Bolsonaro nomeia diretor universitário e revolta comunidade acadêmica

Diretor-geral temporário era assessor do ministro da educação e foi hostilizado por alunos

Durou pouco a tentativa de Maurício Aires Vieira de ocupar sua recém-destinada sala no Centro Federal de Educação Tecnológica Celso Suckow da Fonseca (Cefet/RJ). Ao chegar ao campus nesta segunda-feira (19), o diretor-geral pro tempore (temporário), nomeado por Jair Bolsonaro (PSL), avistou uma barreira de alunos que gritavam “Fora, interventor!”.

A confusão foi tanta que Vieira logo deixou o prédio. Sua presença também não é bem avaliada pelos demais representantes da comunidade acadêmica, que veem na interferência do governo federal uma ruptura da autonomia institucional e um desrespeito à eleição universitária democrática, realizada em abril de 2019.

No pleito, o então vice-diretor, Maurício Saldanha Motta, venceu outros dois candidatos. Um deles, no entanto, recorreu da votação para o Ministério da Educação (MEC), que decidiu enviar um representante para o cargo até analisar o recurso. Vieira era assessor do ministro da educação, Abraham Weintraub, e sua nomeação foi divulgada no Diário Oficial de 16 de agosto.

Segundo o MEC, o cargo é provisório e foi motivado pelo fim do mandato do diretor-geral anterior. A decisão seria necessária até a conclusão da análise do processo eleitoral questionado.

No mesmo dia da nomeação, porém, o Cefet/RJ reafirmou a legitimidade da votação. “A eleição ocorreu de forma democrática, tramitando normalmente pela Procuradoria Jurídica, pelo Conselho Diretor, pela Comissão Eleitoral e pela própria Consultoria Jurídica do MEC (Conjur).”

De acordo com a entidade, o candidato eleito ficou por mais de um mês exercendo a função de vice-diretor em exercício da direção-geral. “Foi uma surpresa a nomeação de um diretor-geral pro tempore”, diz a nota, assinada por vários diretores dos campi do Rio de Janeiro.

“Diante do exposto, com essa notícia recebida de forma intempestiva, os diretores alertam a comunidade acadêmica e administrativa do Cefet/RJ para a ruptura do processo democrático e da autonomia institucional, que demonstra total falta de respeito à instituição.”

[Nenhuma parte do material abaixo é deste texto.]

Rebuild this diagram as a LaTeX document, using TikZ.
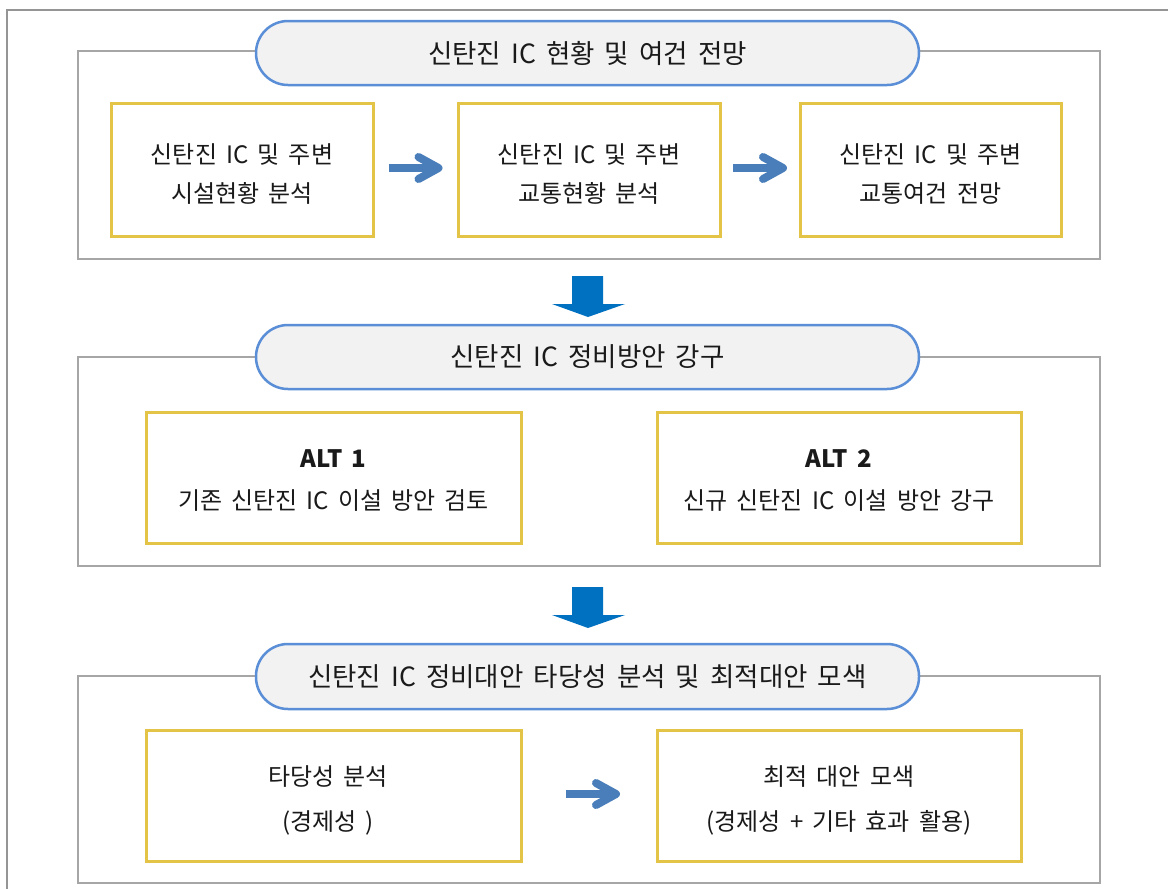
\documentclass[tikz,border=0pt]{standalone}
\usepackage{fontspec}
\newfontfamily\kr{Noto Sans CJK KR}[WordSpace=1.7]
\definecolor{framegray}{HTML}{A6A6A6}
\definecolor{boxyellow}{HTML}{E3C446}
\definecolor{pillblue}{HTML}{5A8FD8}
\definecolor{pillfill}{HTML}{F2F2F2}
\definecolor{arrowblue}{HTML}{4A7EBB}
\definecolor{downblue}{HTML}{0070C0}
\definecolor{txtcol}{HTML}{1A1A1A}
\tikzset{
  outerline/.style={draw=framegray!90!black, line width=2pt},
  framebox/.style={rectangle, draw=framegray, line width=2.5pt, inner sep=0pt},
  pillbox/.style={rectangle, draw=pillblue, fill=pillfill, line width=2.5pt, rounded corners=32pt, minimum width=663pt, inner sep=0pt, text=txtcol, font=\kr\fontsize{26.5}{30}\selectfont},
  ybox/.style={rectangle, draw=boxyellow, line width=3pt, inner sep=0pt},
  btxt/.style={align=center, text=txtcol, inner sep=0pt},
  rarrow/.pic={
    \draw[arrowblue, line width=8pt] (-27,0) -- (20,0);
    \draw[arrowblue, line width=8pt, line cap=round, line join=round] (3,-11) -- (23,0) -- (3,11);
  },
  darrow/.pic={
    \fill[downblue] (-16,0) -- (15,0) -- (15,28) -- (37,28) -- (0,41) -- (-36,28) -- (-16,28) -- cycle;
  }
}
\begin{document}
\begin{tikzpicture}[x=1pt,y=-1pt]
\useasboundingbox (0,0) rectangle (1168,889);
\fill[white] (0,0) rectangle (1168,889);
\draw[outerline] (7,889) -- (7,10) -- (1168,10);

% frames
\node[framebox, minimum width=1022pt, minimum height=208pt] (f1) at (589,155) {};
\node[framebox, minimum width=1022pt, minimum height=209pt] (f2) at (589,461.5) {};
\node[framebox, minimum width=1022pt, minimum height=207pt] (f3) at (589,779.5) {};

% headers
\node[pillbox, minimum height=64pt] (p1) at (587.5,53) {신탄진 IC 현황 및 여건 전망};
\node[pillbox, minimum height=64pt] (p2) at (587.5,357) {신탄진 IC 정비방안 강구};
\node[pillbox, minimum height=65pt] (p3) at (587.5,676.5) {신탄진 IC 정비대안 타당성 분석 및 최적대안 모색};

% section 1 boxes
\node[ybox, minimum width=262pt, minimum height=133pt] (b11) at (242,169.5) {};
\node[ybox, minimum width=262pt, minimum height=133pt] (b12) at (589,169.5) {};
\node[ybox, minimum width=261pt, minimum height=133pt] (b13) at (930.5,169.5) {};
\node[btxt, font=\kr\fontsize{24}{39}\selectfont] (t11) at (b11.center) [yshift=-5pt] {신탄진 IC 및 주변\\시설현황 분석};
\node[btxt, font=\kr\fontsize{24}{39}\selectfont] (t12) at (b12.center) [yshift=-5pt] {신탄진 IC 및 주변\\교통현황 분석};
\node[btxt, font=\kr\fontsize{24}{39}\selectfont] (t13) at (b13.center) [yshift=-5pt] {신탄진 IC 및 주변\\교통여건 전망};

% section 2 boxes
\node[ybox, minimum width=375pt, minimum height=131pt] (b21) at (333.5,477.5) {};
\node[ybox, minimum width=364pt, minimum height=131pt] (b22) at (839,477.5) {};
\node[btxt, font=\kr\fontsize{24}{42}\selectfont] (t21) at (333.5,481) {\bfseries ALT 1\\기존 신탄진 IC 이설 방안 검토};
\node[btxt, font=\kr\fontsize{24}{42}\selectfont] (t22) at (839,481) {\bfseries ALT 2\\신규 신탄진 IC 이설 방안 강구};

% section 3 boxes
\node[ybox, minimum width=375pt, minimum height=131pt] (b31) at (333.5,795.5) {};
\node[ybox, minimum width=364pt, minimum height=131pt] (b32) at (839,795.5) {};
\node[btxt, font=\kr\fontsize{24}{45}\selectfont] (t31) at (328,800) {타당성 분석\\(경제성 )};
\node[btxt, font=\kr\fontsize{24}{45}\selectfont] (t32) at (839,800) {최적 대안 모색\\(경제성 + 기타 효과 활용)};

% arrows
\pic at (415.5,168) {rarrow};
\pic at (760,168) {rarrow};
\pic at (593,794) {rarrow};
\pic at (588,276) {darrow};
\pic at (588,587) {darrow};
\end{tikzpicture}
\end{document}
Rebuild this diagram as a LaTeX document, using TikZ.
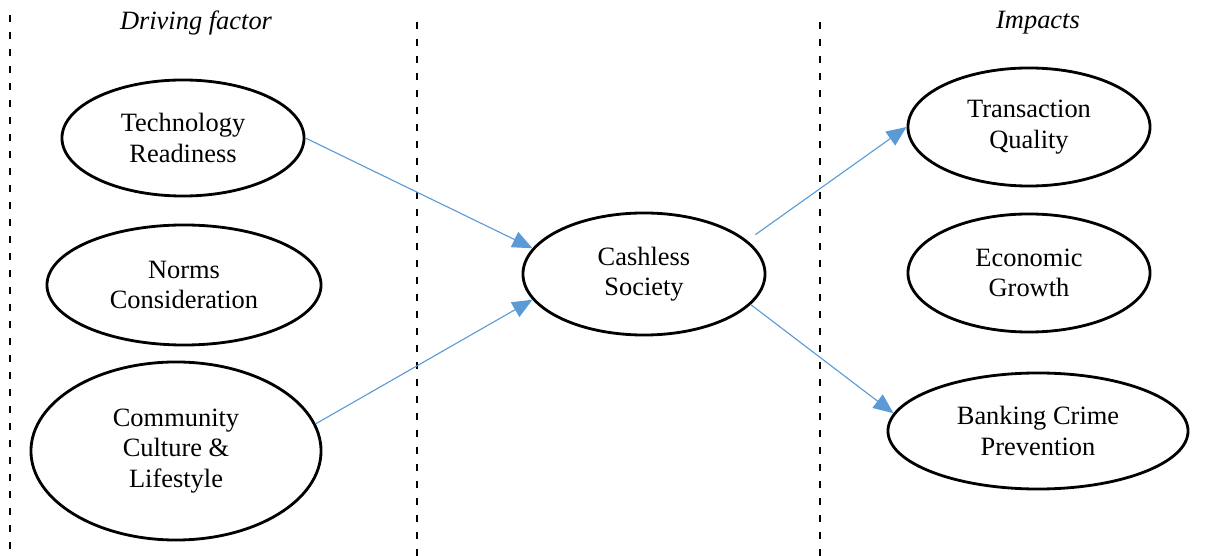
\documentclass[tikz,border=0pt]{standalone}
\usepackage{fontspec}
\setmainfont{Liberation Serif}
\usetikzlibrary{shapes.geometric,arrows.meta}
\definecolor{arrowblue}{RGB}{91,155,213}
\tikzset{
    factor/.style={ellipse,draw,line width=2pt,inner sep=0pt,align=center,
        font=\fontsize{18.8pt}{21.5pt}\selectfont},
    divider/.style={line width=1.3pt,dash pattern=on 0.175cm off 0.25cm},
    link/.style={arrowblue,line width=0.8pt,-{Triangle[length=0.5cm,width=0.42cm]}},
    heading/.style={font=\fontsize{18.8pt}{21.5pt}\selectfont\itshape}
}
\begin{document}
\begin{tikzpicture}[x=0.025cm,y=-0.025cm]
    \useasboundingbox (0,0) rectangle (1231,556);

    % column dividers
    \draw[divider] (10,15) -- (10,556);
    \draw[divider] (417,22) -- (417,556);
    \draw[divider] (820,22) -- (820,556);

    \node[heading] (drv) at (196,23) {Driving factor};
    \node[heading] (imp) at (1038,23) {Impacts};

    \begin{scope}
    \node[factor,minimum width=6.05cm,minimum height=2.9cm] (tech) at (183,138) {Technology\\Readiness};
    \node[factor,minimum width=6.85cm,minimum height=3cm] (norm) at (184,285) {Norms\\Consideration};
    \node[factor,minimum width=7.25cm,minimum height=4.45cm] (comm) at (176,451) {Community\\Culture \&\\Lifestyle};
    \end{scope}

    \node[factor,minimum width=6.05cm,minimum height=3.05cm] (cash) at (644,274) {Cashless\\Society};

    \begin{scope}
    \node[factor,minimum width=6.05cm,minimum height=2.95cm] (trans) at (1029,127) {Transaction\\Quality};
    \node[factor,minimum width=6.05cm,minimum height=2.95cm] (econ) at (1029,273) {Economic\\Growth};
    \node[factor,minimum width=7.5cm,minimum height=2.9cm] (bank) at (1038,431) {Banking Crime\\Prevention};
    \end{scope}

    \draw[link] (tech.east) -- (cash.167);
    \draw[link] (comm.11) -- (cash.193);
    \draw[link,shorten <=0.25cm] (cash.18) -- (trans.west);
    \draw[link] (cash.-16) -- (bank.173);
\end{tikzpicture}
\end{document}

Foto: Reprodução Redes Sociais

Entidades Nacionais

Nesta segunda (19), entidade nacionais representativas dos dirigentes universitários manifestaram apoio à nomeação dos gestores eleitos em processos democráticos. “Por respeitar as escolhas das comunidades acadêmicas, cujos pleitos são realizados com transparência e de acordo com os ritos legais, o Conselho Nacional das Instituições da Rede Federal de Educação Profissional, Científica e Tecnológica (Conif) e a Associação Nacional dos Dirigentes das Instituições Federais de Ensino Superior (Andifes) sustentam a nomeação dos candidatos escolhidos em conformidade com a maioria de votos”, afirma a nota.

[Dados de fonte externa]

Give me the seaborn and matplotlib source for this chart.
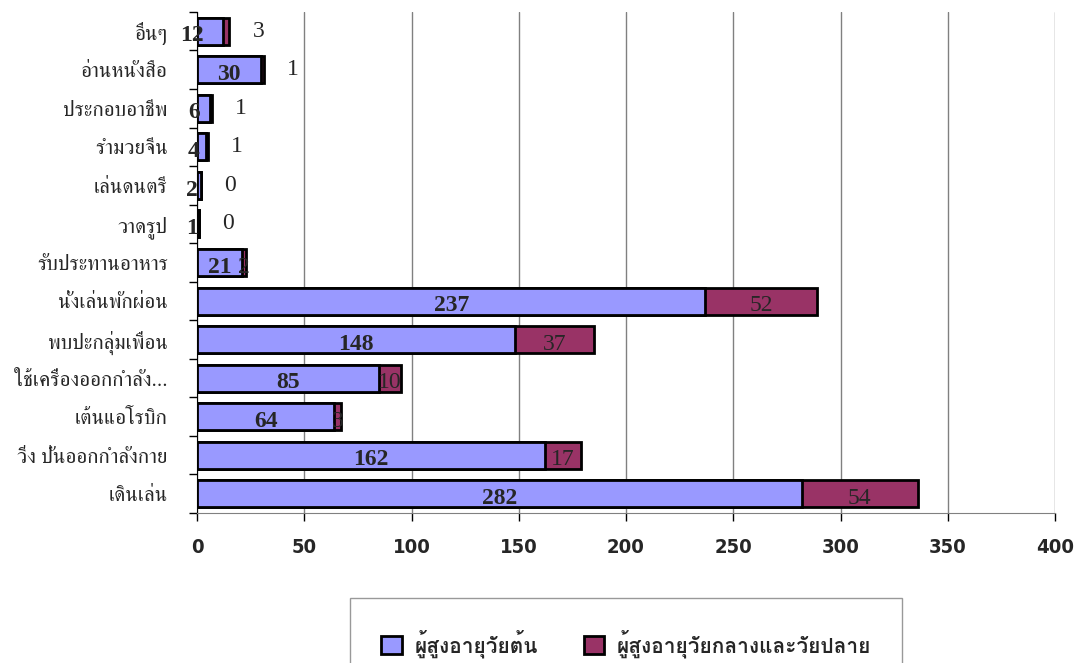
import matplotlib
matplotlib.use('Agg')
import matplotlib.pyplot as plt
from matplotlib import font_manager
from matplotlib.ft2font import FT2Font
from matplotlib.patches import Patch
import seaborn as sns
import pandas as pd

categories = ['อื่นๆ', 'อ่านหนังสือ', 'ประกอบอาชีพ', 'รำมวยจีน', 'เล่นดนตรี', 'วาดรูป',
              'รับประทานอาหาร', 'นั่งเล่นพักผ่อน', 'พบปะกลุ่มเพื่อน', 'ใช้เครื่องออกกำลัง...',
              'เต้นแอโรบิก', 'วิ่ง ปั่นออกกำลังกาย', 'เดินเล่น']
early = [12, 30, 6, 4, 2, 1, 21, 237, 148, 85, 64, 162, 282]
late = [3, 1, 1, 1, 0, 0, 2, 52, 37, 10, 3, 17, 54]
series_names = ['ผู้สูงอายุวัยต้น', 'ผู้สูงอายุวัยกลางและวัยปลาย']
xticks = [0, 50, 100, 150, 200, 250, 300, 350, 400]
# rows whose second label sits outside the bar
outside = ['อื่นๆ', 'อ่านหนังสือ', 'ประกอบอาชีพ', 'รำมวยจีน', 'เล่นดนตรี', 'วาดรูป']

df = pd.DataFrame({'cat': categories, 'early': early, 'late': late})
df['total'] = df['early'] + df['late']

# look for fonts that have thai glyphs, serif first
thai = []
for f in font_manager.fontManager.ttflist:
    try:
        if 0x0E01 in FT2Font(f.fname).get_charmap():
            thai.append(f.name)
    except Exception:
        continue
serif_thai = [n for n in thai if 'Serif' in n]
thai_font = serif_thai[0] if serif_thai else (thai[0] if thai else 'DejaVu Sans')
sans_thai = [n for n in thai if 'Serif' not in n]
legend_font = sans_thai[0] if sans_thai else thai_font

sns.set_style('white')
plt.rcParams['font.family'] = [thai_font, 'DejaVu Sans']

blue = '#9999FF'
maroon = '#993366'

fig = plt.figure(figsize=(10.85, 6.63), dpi=100)
ax = fig.add_axes([0.1816, 0.2262, 0.7908, 0.7558])

sns.barplot(data=df, x='total', y='cat', color=maroon, edgecolor='black',
            linewidth=2, width=0.7, orient='h', ax=ax, saturation=1)
sns.barplot(data=df, x='early', y='cat', color=blue, edgecolor='black',
            linewidth=2, width=0.7, orient='h', ax=ax, saturation=1)

ax.set_xlim(0, 400)
ax.set_xticks(xticks)
ax.set_xticklabels([str(t) for t in xticks], fontsize=14.5, fontweight='bold',
                   family=['DejaVu Sans'], fontstretch='condensed')
ax.set_xlabel('')
ax.set_ylabel('')
ax.set_yticks(range(len(categories)))
ax.set_yticklabels(categories, fontsize=15)
ax.set_yticks([i + 0.5 for i in range(-1, len(categories))], minor=True)
ax.tick_params(axis='y', which='major', length=0, pad=21)
ax.tick_params(axis='y', which='minor', length=6, width=1, color='black', direction='out', left=True)
ax.tick_params(axis='x', length=6, width=1, color='black', direction='out', bottom=True, pad=12)
ax.grid(axis='x', color='#808080', linewidth=1)
ax.set_axisbelow(True)
for s in ['top', 'right']:
    ax.spines[s].set_visible(False)
ax.spines['left'].set_color('black')
ax.spines['bottom'].set_color('#808080')

for i, row in df.iterrows():
    e, l = row['early'], row['late']
    if e < 15:
        ax.text(e / 4, i + 0.12, str(e), ha='right', va='center', fontsize=17,
                fontweight='bold', family=['Liberation Serif'])
    else:
        ax.text(e / 2, i + 0.12, str(e), ha='center', va='center', fontsize=17,
                fontweight='bold', family=['Liberation Serif'])
    if row['cat'] in outside:
        ax.annotate(str(l), (e + l, i), xytext=(21, 0), textcoords='offset points',
                    ha='center', va='center', fontsize=17, family=['Liberation Serif'])
    else:
        ax.text(e + l / 2, i + 0.12, str(l), ha='center', va='center', fontsize=17,
                family=['Liberation Serif'])

handles = [Patch(facecolor=blue, edgecolor='black', linewidth=2),
           Patch(facecolor=maroon, edgecolor='black', linewidth=2)]
leg = fig.legend(handles, series_names, loc='upper center', bbox_to_anchor=(0.577, 0.098),
                 ncol=2, frameon=True, fancybox=False, edgecolor='#808080',
                 prop={'family': [legend_font, 'DejaVu Sans'], 'size': 15, 'weight': 'bold'},
                 handlelength=1.0, handleheight=1.0, handletextpad=0.6,
                 columnspacing=2.2, borderpad=1.5, borderaxespad=0)
leg.get_frame().set_linewidth(1)

fig.savefig('out.png', dpi=100)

Segundo as entidades, a nomeação dos primeiros colocados em processos eleitorais deve ser realizada dentro da menor brevidade possível, respeitando a autonomia institucional e aplicando os valores democráticos historicamente implementados no país. “O Conif e a Andifes se manifestam contrários à nomeação de gestores externos às instituições, mesmo que de forma pro tempore, e defendem que seja respeitada a vontade apresentada nas eleições.”

Para o reitor da Universidade Federal do Paraná (UFPR) e vice-presidente da Andifes, Ricardo Marcelo Fonseca, “as comunidades universitárias veem com muita preocupação estes casos, que estão ficando reiterados, de ser ignorada a vontade comunidade pra colocar pessoas ou pouco votadas ou nem mesmo votadas, como é o caso de dirigentes pro tempore”. Isso, além de desrespeitar a tradição acadêmica – que pressupõe liberdade e autonomia – acaba sendo “um tiro no pé da instituição e das próprias pessoas que são nomeadas”.

“Universidades e institutos são instituições complexas que para serem geridos precisam da legitimidade interna. Quando são colocadas nesse ambiente – de professores, técnicos e estudantes – pessoas que não foram escolhidas por esta própria comunidade, a gestão institucional fica tremendamente prejudicada e a falta de legitimidade pode tornar a situação ingovernável. Ninguém ganha com isso”, avalia o reitor da UFPR.

O presidente da Andifes, e reitor da Universidade Federal da Bahia (UFBA), João Salles, reitera a importância de respeitar a consulta e a vontade da comunidade. “Isso é fundamental para uma boa gestão em todas as dimensões”, conclui.